* [DATA SECTION]:

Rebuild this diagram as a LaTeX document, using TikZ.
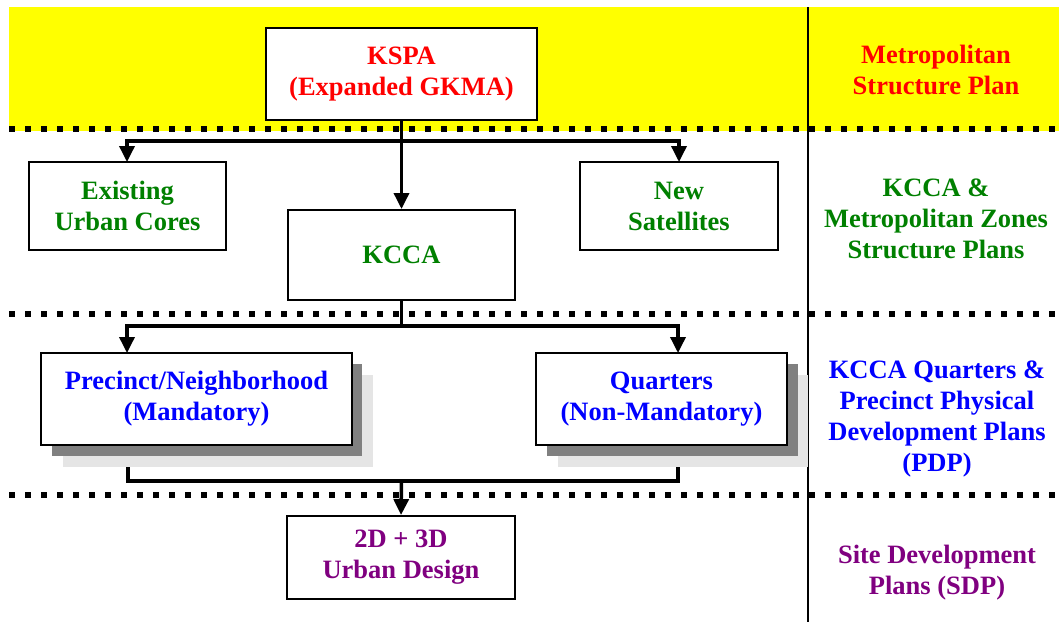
\documentclass[tikz,border=0pt]{standalone}
\usepackage{fontspec}
\setmainfont{Liberation Serif}[BoldFont={Liberation Serif Bold}]
\usetikzlibrary{arrows.meta}
\definecolor{kred}{RGB}{255,0,0}
\definecolor{kgreen}{RGB}{0,128,0}
\definecolor{kblue}{RGB}{0,0,255}
\definecolor{kpurple}{RGB}{128,0,128}
\definecolor{kyellow}{RGB}{255,255,0}
\definecolor{shdark}{RGB}{128,128,128}
\definecolor{shlight}{RGB}{229,229,229}
\begin{document}
\begin{tikzpicture}[x=1pt,y=-1pt,
  txt/.style={align=center, inner sep=0pt, font=\bfseries\fontsize{26.5}{31}\selectfont},
  box/.style={txt, draw=black, line width=2pt, fill=white, rectangle},
  conn/.style={line width=3.5pt, line join=miter},
  arr/.style={conn, -{Triangle[length=16pt,width=15pt]}},
  sep/.style={line width=6pt, dash pattern=on 6pt off 10pt},
  shd/.style={fill=shdark},
  shl/.style={fill=shlight}]
\useasboundingbox (0,0) rectangle (1059,622);
% yellow band
\fill[kyellow] (9,7) rectangle (1059,131);
% right divider
\draw[line width=2pt] (808,7) -- (808,622);
% separators
\draw[sep] (9,128.5) -- (1059,128.5);
\draw[sep] (9,314) -- (1059,314);
\draw[sep] (9,495) -- (1059,495);
% shadows
\fill[shl] (63,375) rectangle (373,467);
\fill[shd] (52,364) rectangle (362,456);
\fill[shl] (558,375) rectangle (808,467);
\fill[shd] (547,364) rectangle (798,456);
% boxes
\node[box, text=kred, minimum width=271pt, minimum height=92pt] (kspa) at (401.5,74) {KSPA\\(Expanded GKMA)};
\node[box, text=kgreen, minimum width=197pt, minimum height=88pt] (exist) at (127.5,206) {Existing\\Urban Cores};
\node[box, text=kgreen, minimum width=198pt, minimum height=88pt] (newsat) at (679,206) {New\\Satellites};
\node[box, text=kgreen, minimum width=227pt, minimum height=90pt] (kcca) at (401.5,255) {\raisebox{-2pt}{KCCA}};
\node[box, text=kblue, minimum width=311pt, minimum height=92pt] (prec) at (196.5,399) {Precinct/Neighborhood\\(Mandatory)};
\node[box, text=kblue, minimum width=251pt, minimum height=92pt] (quart) at (661.5,399) {Quarters\\(Non-Mandatory)};
\node[box, text=kpurple, minimum width=228pt, minimum height=83pt] (ud) at (401,557.5) {2D + 3D\\Urban Design};
% right labels
\node[txt, text=kred] (l1) at (936,69.5) {Metropolitan\\Structure Plan};
\node[txt, text=kgreen] (l2) at (936,219) {KCCA \&\\Metropolitan Zones\\Structure Plans};
\node[txt, text=kblue] (l3) at (937,418.5) {KCCA Quarters \&\\Precinct Physical\\Development Plans\\(PDP)};
\node[txt, text=kpurple] (l4) at (937,572.5) {Site Development\\Plans (SDP)};
% connectors
\coordinate (j1) at (401.5,141);
\coordinate (ea) at (127,162);
\coordinate (na) at (679,162);
\draw[arr] (kspa.south) -- (kcca.north);
\draw[arr] (j1) -| (ea);
\draw[arr] (j1) -| (na);
\coordinate (j2) at (401.5,326);
\coordinate (pa) at (127,353);
\coordinate (qa) at (678,353);
\draw[conn] (kcca.south) -- (j2);
\draw[arr] (j2) -| (pa);
\draw[arr] (j2) -| (qa);
\coordinate (pb) at (128,467);
\coordinate (qb) at (678,467);
\coordinate (j3) at (401.5,481);
\draw[conn] (pb) |- (j3);
\draw[conn] (qb) |- (j3);
\draw[arr] (j3) -- (ud.north);
\end{tikzpicture}
\end{document}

* [EXERCISE BRIEF]: Leave out the pictures and reproduce the rest of the listing exactly.

* [RESULT]:
Rebuild this diagram as a LaTeX document, using TikZ.
\documentclass[tikz,border=0pt]{standalone}
\usepackage{fontspec}
\setmainfont{Liberation Serif}[BoldFont={Liberation Serif Bold}]
\usetikzlibrary{arrows.meta}
\definecolor{kred}{RGB}{255,0,0}
\definecolor{kgreen}{RGB}{0,128,0}
\definecolor{kblue}{RGB}{0,0,255}
\definecolor{kpurple}{RGB}{128,0,128}
\definecolor{kyellow}{RGB}{255,255,0}
\definecolor{shdark}{RGB}{128,128,128}
\definecolor{shlight}{RGB}{229,229,229}
\begin{document}
\begin{tikzpicture}[x=1pt,y=-1pt,
  txt/.style={align=center, inner sep=0pt, font=\bfseries\fontsize{26.5}{31}\selectfont},
  box/.style={txt, draw=black, line width=2pt, fill=white, rectangle},
  conn/.style={line width=3.5pt, line join=miter},
  arr/.style={conn, -{Triangle[length=16pt,width=15pt]}},
  sep/.style={line width=6pt, dash pattern=on 6pt off 10pt},
  shd/.style={fill=shdark},
  shl/.style={fill=shlight}]
\useasboundingbox (0,0) rectangle (1059,622);
% yellow band
\fill[kyellow] (9,7) rectangle (1059,131);
% right divider
\draw[line width=2pt] (808,7) -- (808,622);
% separators
\draw[sep] (9,128.5) -- (1059,128.5);
\draw[sep] (9,314) -- (1059,314);
\draw[sep] (9,495) -- (1059,495);
% shadows
\fill[shl] (63,375) rectangle (373,467);
\fill[shd] (52,364) rectangle (362,456);
\fill[shl] (558,375) rectangle (808,467);
\fill[shd] (547,364) rectangle (798,456);
% boxes
\node[box, text=kred, minimum width=271pt, minimum height=92pt] (kspa) at (401.5,74) {KSPA\\(Expanded GKMA)};
\node[box, text=kgreen, minimum width=197pt, minimum height=88pt] (exist) at (127.5,206) {Existing\\Urban Cores};
\node[box, text=kgreen, minimum width=198pt, minimum height=88pt] (newsat) at (679,206) {New\\Satellites};
\node[box, text=kgreen, minimum width=227pt, minimum height=90pt] (kcca) at (401.5,255) {\raisebox{-2pt}{KCCA}};
\node[box, text=kblue, minimum width=311pt, minimum height=92pt] (prec) at (196.5,399) {Precinct/Neighborhood\\(Mandatory)};
\node[box, text=kblue, minimum width=251pt, minimum height=92pt] (quart) at (661.5,399) {Quarters\\(Non-Mandatory)};
\node[box, text=kpurple, minimum width=228pt, minimum height=83pt] (ud) at (401,557.5) {2D + 3D\\Urban Design};
% right labels
\node[txt, text=kred] (l1) at (936,69.5) {Metropolitan\\Structure Plan};
\node[txt, text=kgreen] (l2) at (936,219) {KCCA \&\\Metropolitan Zones\\Structure Plans};
\node[txt, text=kblue] (l3) at (937,418.5) {KCCA Quarters \&\\Precinct Physical\\Development Plans\\(PDP)};
\node[txt, text=kpurple] (l4) at (937,572.5) {Site Development\\Plans (SDP)};
% connectors
\coordinate (j1) at (401.5,141);
\coordinate (ea) at (127,162);
\coordinate (na) at (679,162);
\draw[arr] (kspa.south) -- (kcca.north);
\draw[arr] (j1) -| (ea);
\draw[arr] (j1) -| (na);
\coordinate (j2) at (401.5,326);
\coordinate (pa) at (127,353);
\coordinate (qa) at (678,353);
\draw[conn] (kcca.south) -- (j2);
\draw[arr] (j2) -| (pa);
\draw[arr] (j2) -| (qa);
\coordinate (pb) at (128,467);
\coordinate (qb) at (678,467);
\coordinate (j3) at (401.5,481);
\draw[conn] (pb) |- (j3);
\draw[conn] (qb) |- (j3);
\draw[arr] (j3) -- (ud.north);
\end{tikzpicture}
\end{document}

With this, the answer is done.